Jon Wefald, past president of Southwest State University, former chancellor of Minnesota State Colleges and Universities, former Minnesota Commissioner of Agriculture, and former president of Kansas State University, spoke about leadership at the Rosenmeier Forum Wednesday, Oct. 9, at Central Lakes College. Steve Kohls / Brainerd Dispatch

In his multifaceted career, the 81-year-old Jon Wefald has largely been a transformative figure in education — significantly altering the futures of Southwest State University in Marshall and Kansas State University, among other institutions, for the better.

Around noon Wednesday, Oct. 9, Wefald spoke at a different education venue — Central Lakes College — to a robust crowd in Chalberg Theatre for the Gordon Rosenmeier Forum for State and Local Government. His lesson? A short talk on the traits, practices and decisions for effective leadership.

Rising from humble origins in Minot, North Dakota, Wefald went on to achieve a doctorate in history in 1965 and served as president at Southwest State University and Kansas State University between 1977 and 2009, with a stint as the chancellor of Minnesota State Colleges and Universities squeezed in between. In addition, Wefald served as Minnesota’s commissioner of agriculture from 1971-1977.

Wefald’s tenures as president at both universities flirt with a legendary status. Southwest State University likely wouldn’t exist today if it wasn’t for Wefald’s steady leadership and hands-on, assertive approach to revitalizing the college’s declining enrollment and failing athletic programs by speaking at 94 Minnesota high schools in four months.

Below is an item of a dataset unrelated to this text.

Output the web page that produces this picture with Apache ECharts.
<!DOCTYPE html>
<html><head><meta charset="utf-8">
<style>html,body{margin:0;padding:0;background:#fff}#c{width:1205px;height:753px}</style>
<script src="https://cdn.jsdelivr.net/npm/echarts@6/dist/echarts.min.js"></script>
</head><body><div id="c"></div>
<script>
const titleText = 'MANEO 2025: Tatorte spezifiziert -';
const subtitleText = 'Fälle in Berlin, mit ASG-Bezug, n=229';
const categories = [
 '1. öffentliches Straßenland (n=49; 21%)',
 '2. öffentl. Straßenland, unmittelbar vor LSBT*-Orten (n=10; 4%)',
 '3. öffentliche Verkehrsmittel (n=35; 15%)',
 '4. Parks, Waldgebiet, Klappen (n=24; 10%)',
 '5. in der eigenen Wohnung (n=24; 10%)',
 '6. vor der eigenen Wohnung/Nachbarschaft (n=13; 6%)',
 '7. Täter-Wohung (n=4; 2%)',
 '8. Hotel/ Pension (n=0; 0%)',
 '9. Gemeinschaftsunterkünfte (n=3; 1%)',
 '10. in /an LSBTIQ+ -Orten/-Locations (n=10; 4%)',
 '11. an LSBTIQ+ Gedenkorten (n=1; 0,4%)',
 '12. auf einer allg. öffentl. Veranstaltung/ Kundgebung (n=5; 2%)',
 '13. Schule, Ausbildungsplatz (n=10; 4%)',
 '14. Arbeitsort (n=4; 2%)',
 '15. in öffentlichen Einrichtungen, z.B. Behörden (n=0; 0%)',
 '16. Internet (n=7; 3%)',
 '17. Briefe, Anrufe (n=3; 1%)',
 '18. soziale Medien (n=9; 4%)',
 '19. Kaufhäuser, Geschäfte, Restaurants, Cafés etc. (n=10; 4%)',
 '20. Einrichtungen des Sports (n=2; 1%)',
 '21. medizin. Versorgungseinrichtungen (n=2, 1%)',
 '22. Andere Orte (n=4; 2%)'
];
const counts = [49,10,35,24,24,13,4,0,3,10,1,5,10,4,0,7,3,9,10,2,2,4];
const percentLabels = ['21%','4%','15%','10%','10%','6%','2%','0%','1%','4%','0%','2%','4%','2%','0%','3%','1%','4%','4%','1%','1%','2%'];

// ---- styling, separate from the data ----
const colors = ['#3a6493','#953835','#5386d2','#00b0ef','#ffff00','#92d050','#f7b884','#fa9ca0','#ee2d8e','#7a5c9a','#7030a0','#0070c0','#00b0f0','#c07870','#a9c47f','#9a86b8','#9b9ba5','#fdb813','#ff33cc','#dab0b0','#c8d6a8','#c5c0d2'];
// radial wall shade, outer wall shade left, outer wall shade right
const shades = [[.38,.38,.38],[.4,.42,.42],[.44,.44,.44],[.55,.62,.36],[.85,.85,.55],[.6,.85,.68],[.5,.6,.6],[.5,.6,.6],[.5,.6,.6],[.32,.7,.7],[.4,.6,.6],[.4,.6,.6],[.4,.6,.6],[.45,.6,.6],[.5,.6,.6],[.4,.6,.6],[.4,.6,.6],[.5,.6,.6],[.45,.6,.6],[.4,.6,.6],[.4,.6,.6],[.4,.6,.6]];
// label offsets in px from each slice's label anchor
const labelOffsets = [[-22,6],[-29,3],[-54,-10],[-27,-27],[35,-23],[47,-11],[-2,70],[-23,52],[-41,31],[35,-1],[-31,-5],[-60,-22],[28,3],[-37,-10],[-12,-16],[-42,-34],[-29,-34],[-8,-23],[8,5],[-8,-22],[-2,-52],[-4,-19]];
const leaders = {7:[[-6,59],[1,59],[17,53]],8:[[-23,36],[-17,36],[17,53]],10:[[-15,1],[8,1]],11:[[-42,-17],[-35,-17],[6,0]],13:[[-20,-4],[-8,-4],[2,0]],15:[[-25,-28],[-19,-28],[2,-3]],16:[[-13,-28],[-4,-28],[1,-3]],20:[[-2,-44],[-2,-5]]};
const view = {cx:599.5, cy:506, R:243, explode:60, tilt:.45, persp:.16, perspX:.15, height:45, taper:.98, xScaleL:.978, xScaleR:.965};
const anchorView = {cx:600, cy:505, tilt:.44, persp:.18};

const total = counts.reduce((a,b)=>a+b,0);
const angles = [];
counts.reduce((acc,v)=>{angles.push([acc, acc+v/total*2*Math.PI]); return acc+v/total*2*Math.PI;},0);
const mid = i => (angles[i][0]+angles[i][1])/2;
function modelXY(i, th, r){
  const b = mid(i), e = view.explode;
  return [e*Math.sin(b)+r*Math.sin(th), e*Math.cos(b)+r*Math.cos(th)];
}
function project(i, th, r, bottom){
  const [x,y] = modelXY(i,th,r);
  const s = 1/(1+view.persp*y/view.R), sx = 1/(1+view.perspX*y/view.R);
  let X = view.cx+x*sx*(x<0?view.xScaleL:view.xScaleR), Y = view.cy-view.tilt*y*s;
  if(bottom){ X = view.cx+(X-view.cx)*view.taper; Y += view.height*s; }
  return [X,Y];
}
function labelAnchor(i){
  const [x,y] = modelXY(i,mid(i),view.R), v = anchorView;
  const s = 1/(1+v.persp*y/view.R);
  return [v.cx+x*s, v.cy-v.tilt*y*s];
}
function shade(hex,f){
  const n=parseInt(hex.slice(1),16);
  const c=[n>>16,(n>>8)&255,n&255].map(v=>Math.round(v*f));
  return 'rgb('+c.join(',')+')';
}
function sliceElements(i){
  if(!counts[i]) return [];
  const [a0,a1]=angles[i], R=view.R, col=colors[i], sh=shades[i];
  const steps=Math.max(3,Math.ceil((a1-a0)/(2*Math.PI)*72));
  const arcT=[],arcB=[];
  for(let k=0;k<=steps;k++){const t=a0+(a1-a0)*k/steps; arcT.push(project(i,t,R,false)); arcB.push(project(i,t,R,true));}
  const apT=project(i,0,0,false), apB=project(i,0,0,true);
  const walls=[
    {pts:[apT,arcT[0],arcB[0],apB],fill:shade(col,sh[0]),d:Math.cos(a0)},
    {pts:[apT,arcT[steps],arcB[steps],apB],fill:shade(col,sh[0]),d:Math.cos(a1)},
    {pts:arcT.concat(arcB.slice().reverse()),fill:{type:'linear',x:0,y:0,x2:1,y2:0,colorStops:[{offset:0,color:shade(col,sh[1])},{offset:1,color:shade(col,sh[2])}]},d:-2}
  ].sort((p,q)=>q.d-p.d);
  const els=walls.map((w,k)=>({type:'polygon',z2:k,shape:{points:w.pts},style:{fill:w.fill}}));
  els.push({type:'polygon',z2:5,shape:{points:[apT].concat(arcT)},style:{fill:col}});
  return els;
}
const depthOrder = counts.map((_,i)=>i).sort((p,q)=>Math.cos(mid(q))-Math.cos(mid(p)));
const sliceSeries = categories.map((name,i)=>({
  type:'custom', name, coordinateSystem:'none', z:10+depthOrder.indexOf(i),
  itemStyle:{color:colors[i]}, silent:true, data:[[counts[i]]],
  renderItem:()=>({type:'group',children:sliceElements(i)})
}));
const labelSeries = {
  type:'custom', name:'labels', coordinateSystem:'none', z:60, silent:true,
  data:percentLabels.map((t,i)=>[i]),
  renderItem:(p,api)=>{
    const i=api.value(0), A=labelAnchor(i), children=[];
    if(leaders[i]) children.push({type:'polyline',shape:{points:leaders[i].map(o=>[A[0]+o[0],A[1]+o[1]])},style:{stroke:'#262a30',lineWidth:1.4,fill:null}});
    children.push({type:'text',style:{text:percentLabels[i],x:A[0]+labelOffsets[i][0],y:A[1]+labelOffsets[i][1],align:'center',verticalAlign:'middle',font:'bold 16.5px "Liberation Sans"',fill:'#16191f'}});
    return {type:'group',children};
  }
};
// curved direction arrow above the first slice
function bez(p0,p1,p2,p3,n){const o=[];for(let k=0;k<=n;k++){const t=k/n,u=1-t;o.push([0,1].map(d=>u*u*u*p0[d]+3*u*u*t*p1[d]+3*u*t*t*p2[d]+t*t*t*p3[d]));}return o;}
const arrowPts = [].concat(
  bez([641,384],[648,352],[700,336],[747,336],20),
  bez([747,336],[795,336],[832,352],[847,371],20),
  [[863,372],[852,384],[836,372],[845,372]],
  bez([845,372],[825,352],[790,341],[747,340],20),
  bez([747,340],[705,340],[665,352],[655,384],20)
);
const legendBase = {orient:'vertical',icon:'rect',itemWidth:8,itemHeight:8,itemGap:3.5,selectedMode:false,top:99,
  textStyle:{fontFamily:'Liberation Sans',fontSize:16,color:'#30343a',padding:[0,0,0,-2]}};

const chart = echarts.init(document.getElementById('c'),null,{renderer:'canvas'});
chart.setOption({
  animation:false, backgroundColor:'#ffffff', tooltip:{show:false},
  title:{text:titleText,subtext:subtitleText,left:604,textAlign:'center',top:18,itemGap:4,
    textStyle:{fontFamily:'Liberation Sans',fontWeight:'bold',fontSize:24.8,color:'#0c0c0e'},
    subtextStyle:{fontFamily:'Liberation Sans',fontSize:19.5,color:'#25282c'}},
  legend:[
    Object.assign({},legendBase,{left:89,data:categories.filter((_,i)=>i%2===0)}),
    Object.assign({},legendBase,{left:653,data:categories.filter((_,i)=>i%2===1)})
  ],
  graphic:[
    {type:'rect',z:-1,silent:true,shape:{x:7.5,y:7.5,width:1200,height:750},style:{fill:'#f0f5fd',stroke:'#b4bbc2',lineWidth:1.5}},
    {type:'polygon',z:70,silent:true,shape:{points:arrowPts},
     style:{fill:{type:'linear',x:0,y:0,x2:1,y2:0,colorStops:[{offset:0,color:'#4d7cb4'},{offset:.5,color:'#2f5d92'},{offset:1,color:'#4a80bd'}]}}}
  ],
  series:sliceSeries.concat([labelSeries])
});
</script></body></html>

Wefald said he addressed 30,000 students in that time frame and saw a 30% increase in enrollment thereafter.

Similar successes followed Wefald’s arrival to Kansas State University in 1986 — a 23-year exercise in administrative savvy, reform and dominance that saw the university’s enrollment climb from 15,000 to over 24,000, the addition of 30 new buildings, an increase in charitable donations from $6 million to nearly $100 million and research funding increased from $18 million to more than $110 million per year. Across the board, the university became a trendsetter in academic and athletic achievement, among the highest marks in the nation.


This, from a self-described C-average student with an ACT score of 19 and a reported IQ of 108, said Wefald, who often spoke with passion and brimming emotion on everything from recruiting high school athletes, to ongoing events in Syria, to a childhood teacher who told him to join the military or work at Woolworth’s because he didn't have the intellectual chops for other pursuits.

With no shortage of bravado and swagger the former university executive said if people applied his insights, they would get results.

“If you follow these principles, you will see success, I’m just telling you that right now,” Wefald said. “This isn’t math or science. I’m just saying that if you follow those, you will be a success no matter what you do.”

Wefald said his principles aren’t revolutionary or particularly unorthodox, but merely axiomatic truths that everyone knows, but doesn’t necessarily practice in their own lives.

There are the usual traits that organizations often prize — a rugged work ethic, a can-do attitude and diligence in the workplace — but Wefald also pointed to emotional intelligence and having a well-rounded, proactive approach to working with others as another key aspect of leadership.

“You know what emotional intelligence is? It means that you show respect. It means you care about everyone. It means you are gracious to everyone. It means you have a spirit of generosity and say thank you to everyone,” Wefald said. “Somebody who has emotional intelligence — they never think they’re the smartest guy in the room.”

While credentials and raw intelligence have their place, spearheading any kind of initiative is often a matter of intangibles, said Wefald, who pointed to a certain kind of philosophical humility to always be learning, always be curious and always seek to redefine and expand the boundaries of the self, and thereby redefine and expand the organization one operates.

“If you have a curious mind, you’re going places,” Wefald said. “Now, listen to this — knowledge is power. It’s powerful. It’s always been that way, it is that way now, and it always will be.”